In recent years, Mr. Jones’s case has been a focus of several high-profile media projects — including a 2018 documentary series produced by Viola Davis, a podcast episode last year featuring Kim Kardashian West and a recent episode of The Late Late Show with James Corden — as well as several public demonstrations.
That attention has become a point of contention for members of Mr. Howell’s family, who have said that their grief has been ignored.
At a news conference after the vote on Monday, Mr. Prater said that the pardon and parole board members were biased against the death penalty or had links to campaigns in support of Mr. Jones, including one member who recused himself from the panel shortly before the vote.
“Justice has been subverted by celebrity, money and politics,” Mr. Prater added.
Brian Howell said that Mr. Jones had advocates outside Oklahoma, pointing to a nonprofit organization in Los Angeles that has supported the campaign to free him. “We don’t have a Represent Justice, which is a California 510c(3), on our side,” he said. “But we do have the truth.”
Daniel Forkkio, the chief executive of Represent Justice, said in an emailed statement that the organization had helped to amplify the work of the Jones family and others who had petitioned state officials on behalf of Mr. Jones.

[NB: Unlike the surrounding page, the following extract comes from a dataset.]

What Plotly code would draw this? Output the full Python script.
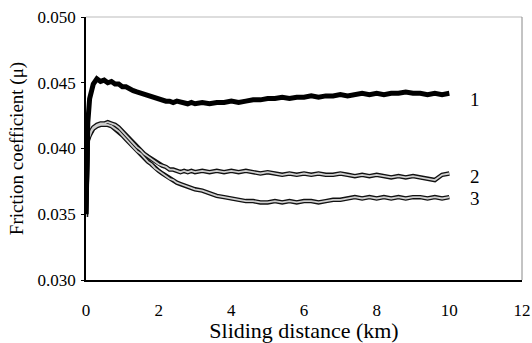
import plotly.graph_objects as go

distance_km = [0, 0.02, 0.05, 0.1, 0.15,
               0.2, 0.3, 0.4, 0.5, 0.6, 0.7, 0.8, 0.9, 1.0, 1.1, 1.2, 1.3, 1.4, 1.5, 1.6,
               1.7, 1.8, 1.9, 2.0, 2.1, 2.2, 2.3, 2.4, 2.5, 2.6, 2.7, 2.8, 2.9, 3.0,
               3.2, 3.4, 3.6, 3.8, 4.0, 4.2, 4.4, 4.6, 4.8, 5.0, 5.2, 5.4, 5.6, 5.8,
               6.0, 6.2, 6.4, 6.6, 6.8, 7.0, 7.2, 7.4, 7.6, 7.8, 8.0, 8.2, 8.4, 8.6,
               8.8, 9.0, 9.2, 9.4, 9.6, 9.8, 10.0]

mu_1 = [0.0350, 0.0395, 0.0420, 0.0438, 0.0445,
        0.0449, 0.0453, 0.0451, 0.0452, 0.0450, 0.0451, 0.0449, 0.0449, 0.0447, 0.0447,
        0.0445, 0.0444, 0.0443, 0.0442, 0.0441, 0.0440, 0.0439, 0.0438, 0.0437, 0.0437,
        0.0436, 0.0436, 0.0435, 0.0436, 0.0435, 0.0435, 0.0434, 0.0435, 0.0434,
        0.0435, 0.0434, 0.0435, 0.0435, 0.0436, 0.0435, 0.0436, 0.0437, 0.0437, 0.0438,
        0.0438, 0.0439, 0.0438, 0.0439, 0.0439, 0.0440, 0.0439, 0.0440, 0.0440, 0.0441,
        0.0440, 0.0441, 0.0442, 0.0441, 0.0442, 0.0441, 0.0442, 0.0442, 0.0443, 0.0442,
        0.0442, 0.0441, 0.0442, 0.0441, 0.0442]

mu_2 = [0.0350, 0.0395, 0.0407, 0.0411, 0.0414,
        0.0416, 0.0418, 0.0419, 0.0419, 0.0420, 0.0419, 0.0418, 0.0416, 0.0413, 0.0410,
        0.0407, 0.0404, 0.0401, 0.0399, 0.0396, 0.0394, 0.0392, 0.0390, 0.0388, 0.0387,
        0.0386, 0.0384, 0.0384, 0.0383, 0.0382, 0.0383, 0.0382, 0.0383, 0.0382,
        0.0383, 0.0382, 0.0383, 0.0382, 0.0383, 0.0382, 0.0383, 0.0382, 0.0381, 0.0382,
        0.0381, 0.0380, 0.0381, 0.0380, 0.0381, 0.0380, 0.0381, 0.0380, 0.0380, 0.0381,
        0.0380, 0.0379, 0.0380, 0.0379, 0.0380, 0.0379, 0.0378, 0.0379, 0.0378, 0.0379,
        0.0378, 0.0377, 0.0376, 0.0380, 0.0381]

mu_3 = [0.0348, 0.0393, 0.0406, 0.0410, 0.0413,
        0.0415, 0.0417, 0.0418, 0.0418, 0.0418, 0.0417, 0.0415, 0.0413, 0.0410, 0.0407,
        0.0404, 0.0401, 0.0398, 0.0396, 0.0393, 0.0390, 0.0388, 0.0385, 0.0383, 0.0381,
        0.0379, 0.0377, 0.0376, 0.0374, 0.0373, 0.0372, 0.0371, 0.0370, 0.0369,
        0.0368, 0.0366, 0.0364, 0.0363, 0.0362, 0.0361, 0.0360, 0.0360, 0.0359, 0.0359,
        0.0360, 0.0359, 0.0360, 0.0359, 0.0360, 0.0360, 0.0359, 0.0360, 0.0361, 0.0361,
        0.0362, 0.0363, 0.0362, 0.0363, 0.0362, 0.0363, 0.0362, 0.0363, 0.0362, 0.0363,
        0.0363, 0.0362, 0.0363, 0.0362, 0.0363]

series_labels = ["1", "2", "3"]
label_x = [10.7, 10.7, 10.7]
label_y = [0.0437, 0.03788, 0.03621]

x_ticks = [0, 2, 4, 6, 8, 10, 12]
y_ticks = [0.030, 0.035, 0.040, 0.045, 0.050]
y_ticktext = ["0.030", "0.035", "0.040", "0.045", "0.050"]

FONT = "Liberation Serif"

fig = go.Figure()
for ys in (mu_3, mu_2):
    fig.add_trace(go.Scatter(x=distance_km, y=ys, mode="lines",
                             line=dict(color="#111111", width=4.5), showlegend=False,
                             hoverinfo="skip"))
for ys in (mu_3, mu_2):
    fig.add_trace(go.Scatter(x=distance_km, y=ys, mode="lines",
                             line=dict(color="#d0d0d0", width=1.8), showlegend=False))
fig.add_trace(go.Scatter(x=distance_km, y=mu_1, mode="lines",
                         line=dict(color="#000000", width=5), showlegend=False))

for t, lx, ly in zip(series_labels, label_x, label_y):
    fig.add_annotation(x=lx, y=ly, text=t, showarrow=False, xanchor="center",
                       yanchor="middle", font=dict(family=FONT, size=19, color="#000"))

fig.add_shape(type="line", xref="paper", yref="paper", x0=0, x1=1, y0=1, y1=1,
              line=dict(color="#bbbbbb", width=1))
fig.add_shape(type="line", xref="paper", yref="paper", x0=1, x1=1, y0=0, y1=1,
              line=dict(color="#888888", width=1))

fig.update_layout(
    width=532, height=343,
    margin=dict(l=86, r=10, t=17, b=63),
    paper_bgcolor="white", plot_bgcolor="white",
    font=dict(family=FONT, color="#000"),
)
fig.update_xaxes(range=[0, 12], tickvals=x_ticks, showgrid=False, zeroline=False,
                 showline=True, linecolor="#000", linewidth=1.5, automargin=False,
                 ticks="", ticklabelstandoff=14, ticklabeloverflow="allow",
                 tickfont=dict(size=17, family=FONT, color="#000"),
                 title=dict(text="Sliding distance (km)",
                            font=dict(size=22, family=FONT, color="#000"), standoff=6))
fig.update_yaxes(range=[0.030, 0.050], tickvals=y_ticks, ticktext=y_ticktext,
                 showgrid=False, zeroline=False, showline=True, linecolor="#000",
                 linewidth=1.5, ticks="outside", ticklen=3, tickcolor="#000",
                 automargin=False, ticklabelstandoff=2, ticklabeloverflow="allow",
                 tickfont=dict(size=17, family=FONT, color="#000"),
                 title=dict(text="Friction coefficient (μ)",
                            font=dict(size=19, family=FONT, color="#000"), standoff=9))

fig.write_html(
    "out.html",
    config={"displayModeBar": False},
    post_script="document.body.style.margin='0';document.body.style.overflow='hidden';",
)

“The Oklahoma County district attorney’s office has waged a very intense and public campaign to execute Julius Jones for over 20 years, funded by taxpayers,” he added, “including many taxpayers who do not believe Julius got a fair trial and who think the state is seeking to execute an innocent man.”
Cece Jones-Davis, who directs an Oklahoma-based campaign called Justice for Julius Jones, said that many people from Mr. Jones’s community had been fighting his execution, and that the news media attention had increased those efforts. On Monday, she was outside the parole board hearing in Oklahoma City with a crowd of demonstrators, awaiting the result.
“When the vote came through, it was very surreal,” she said. “I had a ringing in my ears. I couldn’t even believe what was happening.”
It was telling, she added, that so much outside attention was needed to push the case onto the governor’s desk.
“It really is a shame to me that it has taken millions of people, literally, to save one Black man’s life in America,” she said. “It is a shame to me that a whole entire state can bury a man alive for 22 years, lock the door and throw away the key while he waits to be executed.”
Ms. Jones-Davis said that the fight against his execution was not over, since the board’s recommendation had not been approved by the governor. Mr. Stitt has no time limit to make a decision on Mr. Jones’s case.
“The governor takes his role in this process seriously and will carefully consider the pardon and parole board’s recommendation as he does in all cases,” a spokesman for the governor said in an email. “We will not have any further comment until the governor has made a decision.”